Reviving the Fourth Fleet

 

The Navy claims that it needs to resuscitate the Fourth Fleet now to combat terrorism, to keep the economic sea lanes of communication free and open, to counter illicit trafficking and to provide humanitarian assistance and disaster relief.

 

However, the move comes at a particularly sensitive moment within the region. U.S. ally Colombia launched a deadly raid across the Ecuadoran border in March, killing 16 members of the FARC guerilla insurgency including the organization's number two, Raúl Reyes. Last weekend, Chávez accused Colombia of launching a cross-border incursion, while the Pentagon routinely lambastes Venezuela for its arms buildup including acquisition of high performance fighter aircraft, attack helicopters and diesel submarines.

 

Unlike the Second World War, when many South Americans welcomed the Fourth Fleet in Caribbean waters, some view the current U.S. naval presence as a veiled threat directed at the region's new Pink Tide countries. In an interview with Cuban television, Bolivian President Evo Morales remarked that the U.S. naval force constituted "the Fourth Fleet of intervention."

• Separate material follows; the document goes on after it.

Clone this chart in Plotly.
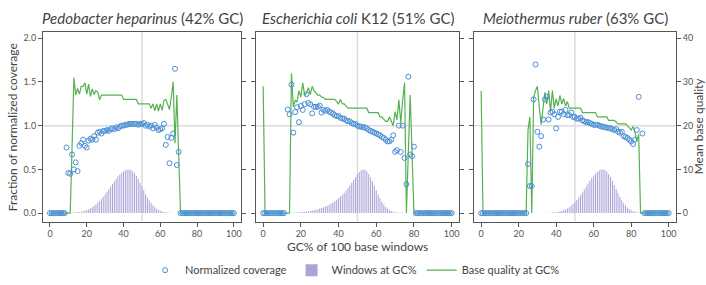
import plotly.graph_objects as go

# ---------------- data ----------------
gc = list(range(0, 101))  # GC% of 100 base windows

titles = [
    "<i>Pedobacter heparinus</i> (42% GC)",
    "<i>Escherichia coli</i> K12 (51% GC)",
    "<i>Meiothermus ruber</i> (63% GC)",
]

# Panel 1 : Pedobacter heparinus
cov1 = ([0] * 9 +
        [0.75, 0.46, 0.45, 0.67, 0.50, 0.58, 0.48, 0.77, 0.80, 0.84,
         0.77, 0.75, 0.83, 0.85, 0.84, 0.88, 0.84, 0.92, 0.93, 0.91,
         0.94, 0.94, 0.95, 0.94, 0.96, 0.97, 0.96, 0.98, 0.97, 0.99,
         1.00, 1.00, 1.01, 1.01, 1.02, 1.02, 1.02, 1.02, 1.02, 1.01,
         1.02, 1.02, 1.03, 1.00, 1.01, 0.99, 1.00, 0.97, 1.01, 0.98,
         0.95, 0.96, 0.97, 1.02, 0.78, 0.87, 0.57, 0.86, 0.91, 1.65,
         0.55, 0.70] +
        [0] * 30)
q1 = ([0] * 12 +
      [15, 31, 27, 28.5, 27.2, 29, 29, 29.8, 27.2, 29.5, 26.7, 28.4, 27.1, 28, 27.6, 25.9] +
      [27] * 12 +
      [26] * 8 +
      [25] * 7 +
      [24, 25, 23.4, 25, 23.3, 25, 23.5, 25.8, 26, 24.7, 23.7, 26.5, 30, 16, 27, 13.5] +
      [0] * 30)
h1 = ([0] * 9 +
      [0.002, 0.002, 0.003, 0.004, 0.006, 0.008, 0.010, 0.013, 0.017, 0.022,
       0.028, 0.036, 0.044, 0.055, 0.068, 0.082, 0.099, 0.118, 0.139, 0.162,
       0.188, 0.215, 0.243, 0.273, 0.303, 0.333, 0.363, 0.391, 0.418, 0.441,
       0.461, 0.478, 0.490, 0.497, 0.500, 0.495, 0.480, 0.456, 0.425, 0.389,
       0.346, 0.303, 0.260, 0.215, 0.180, 0.145, 0.115, 0.089, 0.068, 0.050,
       0.036, 0.026, 0.018, 0.012, 0.009, 0.006, 0.004, 0.003, 0.002, 0.002,
       0.002, 0.002] +
      [0] * 30)

# Panel 2 : Escherichia coli K12
cov2 = ([0] * 12 + [None] +
        [1.185, 1.13, 1.47, 0.92, 1.155, 1.21, 1.04, 1.225, 1.18, 1.245,
         1.36, 1.26, 1.245, 1.14, 1.215, 1.215, 1.215, 1.23, 1.15, 1.18,
         1.17, 1.18, 1.16, 1.15, 1.14, 1.12, 1.11, 1.11, 1.09, 1.08,
         1.08, 1.06, 1.05, 1.05, 1.03, 1.02, 1.02, 1.00, 0.99, 0.99,
         0.98, 0.98, 0.97, 0.95, 0.94, 0.93, 0.92, 0.91, 0.90, 0.89,
         0.87, 0.86, 0.84, 0.82, 0.82, 0.84, 0.89, 0.70, 0.72, 1.00,
         0.70, 1.00, 0.63, 0.33, 1.56, 0.67, 0.65, 0.76] +
        [0] * 20)
q2 = ([29] + [0] * 14 +
      [32, 24.3, 25.8, 25.4, 28, 26.5, 29.8, 26.9, 27.5, 28.7,
       27.1, 29, 28, 27.4, 27, 27, 26.5, 26.5, 26, 26,
       26, 26, 26, 26, 25.5, 25, 26, 25, 25, 24.5] +
      [24] * 11 +
      [23] * 6 +
      [22, 22, 21.5, 21, 21, 22, 21, 20, 23.2, 21.3, 25.9, 20.6, 25.8, 29.8, 0, 13.5, 27, 13.5] +
      [0] * 21)
h2 = ([0] * 14 +
      [0.003, 0.004, 0.005, 0.006, 0.007, 0.009, 0.011, 0.013, 0.016, 0.019, 0.022,
       0.025, 0.029, 0.033, 0.038, 0.045, 0.052, 0.059, 0.067, 0.076, 0.085,
       0.095, 0.107, 0.121, 0.136, 0.152, 0.170, 0.190, 0.211, 0.234, 0.259,
       0.286, 0.315, 0.346, 0.378, 0.411, 0.443, 0.470, 0.490, 0.500, 0.496,
       0.478, 0.448, 0.408, 0.362, 0.312, 0.262, 0.214, 0.170, 0.131, 0.098,
       0.071, 0.050, 0.034, 0.023, 0.015, 0.010, 0.007, 0.005, 0.004, 0.003,
       0.002, 0.002, 0.002, 0.002, 0.002, 0.002] +
      [0] * 20)

# Panel 3 : Meiothermus ruber
cov3 = ([0] * 25 +
        [0.56, 0.31, 0.31, 1.30, 1.70, 0.93, 0.76, 0.88, 1.07, 1.30,
         1.33, 1.07, 1.15, 1.16, 1.13, 0.97, 1.10, 1.16, 1.16, 1.13,
         1.18, 1.12, 1.12, 1.15, 1.10, 1.10, 1.08, 1.08, 1.09, 1.06,
         1.05, 1.04, 1.04, 1.03, 1.02, 1.01, 1.01, 1.01, 1.00, 0.99,
         0.99, 0.98, 0.98, 0.97, 0.97, 0.96, 0.95, 0.96, 0.93, 0.92,
         0.93, 0.88, 0.87, 0.86, 0.84, 0.82, 0.79, 0.84, 0.95, 1.33] +
        [None, 0.91] +
        [0] * 14)
q3 = ([28] + [0] * 24 +
      [19, 22, 0, 26.5, 28, 29, 24.3, 20.2, 24, 27.6,
       25, 28, 23.2, 28, 24, 26.1, 24.5, 26.9, 25, 26.2,
       24.5, 25.5, 24, 24, 24, 24, 24, 24, 24, 23] +
      [23] * 7 +
      [22] * 6 +
      [21.2] * 4 +
      [20.8, 20.4, 20.4, 20.4, 20.4, 20.4, 20, 19.5, 19, 19.8, 18.5, 16.5, 18] +
      [0] * 16)
h3 = ([0] * 25 +
      [0.002, 0.002, 0.002, 0.002, 0.002, 0.002, 0.002, 0.002, 0.002, 0.002,
       0.002, 0.003, 0.004, 0.006, 0.008, 0.010, 0.014, 0.019, 0.025, 0.033,
       0.042, 0.054, 0.068, 0.084, 0.103, 0.125, 0.149, 0.176, 0.205, 0.237,
       0.270, 0.303, 0.337, 0.370, 0.401, 0.429, 0.453, 0.473, 0.488, 0.497,
       0.500,
       0.494, 0.476, 0.448, 0.412, 0.369, 0.322, 0.275, 0.229, 0.186, 0.148,
       0.114, 0.086, 0.064, 0.046, 0.032, 0.022, 0.015, 0.010, 0.006, 0.004,
       0.002] +
      [0] * 14)

for arr in (cov1, q1, h1, cov2, q2, h2, cov3, q3, h3):
    assert len(arr) == 101, len(arr)

x_ticks = [0, 20, 40, 60, 80, 100]
cov_ticks = [0, 0.5, 1.0, 1.5, 2.0]
cov_tick_text = ["0.0", "0.5", "1.0", "1.5", "2.0"]
qual_ticks = [0, 10, 20, 30, 40]

# ---------------- style ----------------
W, H = 706, 285
FONT = "Lato, 'Open Sans', sans-serif"
TXT = "#444444"
AX = "#555555"
BLUE = "#4a8fd6"
GREEN = "#55b24f"
BAR = "rgba(170,162,216,0.99)"   # alpha < 1 -> thin pixel-rounded bars
GRID = "#dcdcdc"

x_px = [(43, 241), (256, 459), (474, 676)]
y_dom = [(H - 228) / H, (H - 33) / H]
x_rng = [-3.8, 103.9]
cov_rng = [-0.097, 2.07]
qual_rng = [cov_rng[0] * 20, cov_rng[1] * 20]

fig = go.Figure()
layout = dict(
    width=W, height=H,
    margin=dict(l=0, r=0, t=0, b=0),
    paper_bgcolor="white", plot_bgcolor="white",
    font=dict(family=FONT, color=TXT, size=11),
    showlegend=True,
    legend=dict(orientation="h", x=0.503, xanchor="center", y=(H - 278) / H, yanchor="middle",
                font=dict(size=11, color=TXT), bgcolor="rgba(0,0,0,0)", traceorder="normal"),
    hovermode=False,
)
shapes = []
annotations = []

panels = [(cov1, h1, q1), (cov2, h2, q2), (cov3, h3, q3)]
for i, (cov, hist, qual) in enumerate(panels):
    xa = "x" if i == 0 else f"x{i + 1}"
    xk = "xaxis" if i == 0 else f"xaxis{i + 1}"
    nb = 3 * i + 1
    yb = "y" if nb == 1 else f"y{nb}"
    ybk = "yaxis" if nb == 1 else f"yaxis{nb}"
    yr, yrk = f"y{nb + 1}", f"yaxis{nb + 1}"
    yt, ytk = f"y{nb + 2}", f"yaxis{nb + 2}"

    fig.add_trace(go.Bar(x=gc, y=hist, xaxis=xa, yaxis=yb, width=0.55,
                         marker=dict(color=BAR, line=dict(width=0)),
                         name="Windows at GC%", legendrank=2, showlegend=(i == 0)))
    fig.add_trace(go.Scatter(x=gc, y=qual, xaxis=xa, yaxis=yr, mode="lines",
                             line=dict(color=GREEN, width=1.2),
                             name="Base quality at GC%", legendrank=3, showlegend=(i == 0)))
    fig.add_trace(go.Scatter(x=gc, y=cov, xaxis=xa, yaxis=yt, mode="markers",
                             marker=dict(symbol="circle-open", size=5, color=BLUE, line=dict(width=1)),
                             name="Normalized coverage", legendrank=1, showlegend=(i == 0)))

    dom = [x_px[i][0] / W, x_px[i][1] / W]
    layout[xk] = dict(domain=dom, range=x_rng, anchor=yb, tickvals=x_ticks,
                      ticks="outside", ticklen=4, tickcolor=AX, tickwidth=1,
                      showline=True, mirror=True, linecolor=AX, linewidth=1,
                      showgrid=False, zeroline=False,
                      tickfont=dict(size=9, color=AX))
    layout[ybk] = dict(domain=y_dom, range=cov_rng, anchor=xa, side="left",
                       tickvals=cov_ticks, ticktext=cov_tick_text,
                       showticklabels=(i == 0),
                       ticks="outside", ticklen=4, tickcolor=AX, tickwidth=1,
                       showline=True, linecolor=AX, linewidth=1,
                       showgrid=False, zeroline=False,
                       tickfont=dict(size=9, color=AX))
    layout[yrk] = dict(range=qual_rng, anchor=xa, overlaying=yb, side="right",
                       tickvals=qual_ticks, showticklabels=(i == 2),
                       ticks="outside", ticklen=4, tickcolor=AX, tickwidth=1,
                       showline=True, linecolor=AX, linewidth=1,
                       showgrid=False, zeroline=False,
                       tickfont=dict(size=9, color=AX))
    layout[ytk] = dict(range=cov_rng, anchor=xa, overlaying=yb, visible=False,
                       showgrid=False, zeroline=False)

    # reference lines at GC 50% and coverage 1.0
    shapes.append(dict(type="line", xref=xa, yref=f"{yb} domain", x0=50, x1=50, y0=0, y1=1,
                       line=dict(color=GRID, width=1.5), layer="below"))
    shapes.append(dict(type="line", xref=f"{xa} domain", yref=yb, x0=0, x1=1, y0=1, y1=1,
                       line=dict(color=GRID, width=1.5), layer="below"))

    annotations.append(dict(text=titles[i], xref="paper", yref="paper",
                            x=(dom[0] + dom[1]) / 2, y=(H - 19) / H,
                            xanchor="center", yanchor="middle", showarrow=False,
                            font=dict(size=15, color=TXT)))

annotations.append(dict(text="Fraction of normalized coverage", xref="paper", yref="paper",
                        x=12 / W, y=(H - 131) / H, textangle=-90, showarrow=False,
                        xanchor="center", yanchor="middle", font=dict(size=12, color=TXT)))
annotations.append(dict(text="Mean base quality", xref="paper", yref="paper",
                        x=698 / W, y=(H - 130) / H, textangle=-90, showarrow=False,
                        xanchor="center", yanchor="middle", font=dict(size=12, color=TXT)))
annotations.append(dict(text="GC% of 100 base windows", xref="paper", yref="paper",
                        x=357 / W, y=(H - 254) / H, showarrow=False,
                        xanchor="center", yanchor="middle", font=dict(size=12, color=TXT)))

layout["shapes"] = shapes
layout["annotations"] = annotations
fig.update_layout(**layout)

fig.write_html("out.html", config={"displayModeBar": False},
               post_script="document.body.style.margin='0';document.body.style.overflow='hidden';")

Cuba's former leader Fidel Castro has asked why the U.S. has sought to revive the Fourth Fleet at this precise moment. Writing in the Cuban newspaper Granma, Castro suggested that the move constituted a return to U.S. gunboat diplomacy. Castro, whose island nation confronted a U.S. naval blockade during the Cuban missile crisis of 1962, remarked "The aircraft carriers and nuclear bombs that threaten our countries are used to sow terror and death, but not to combat terrorism and illegal activities."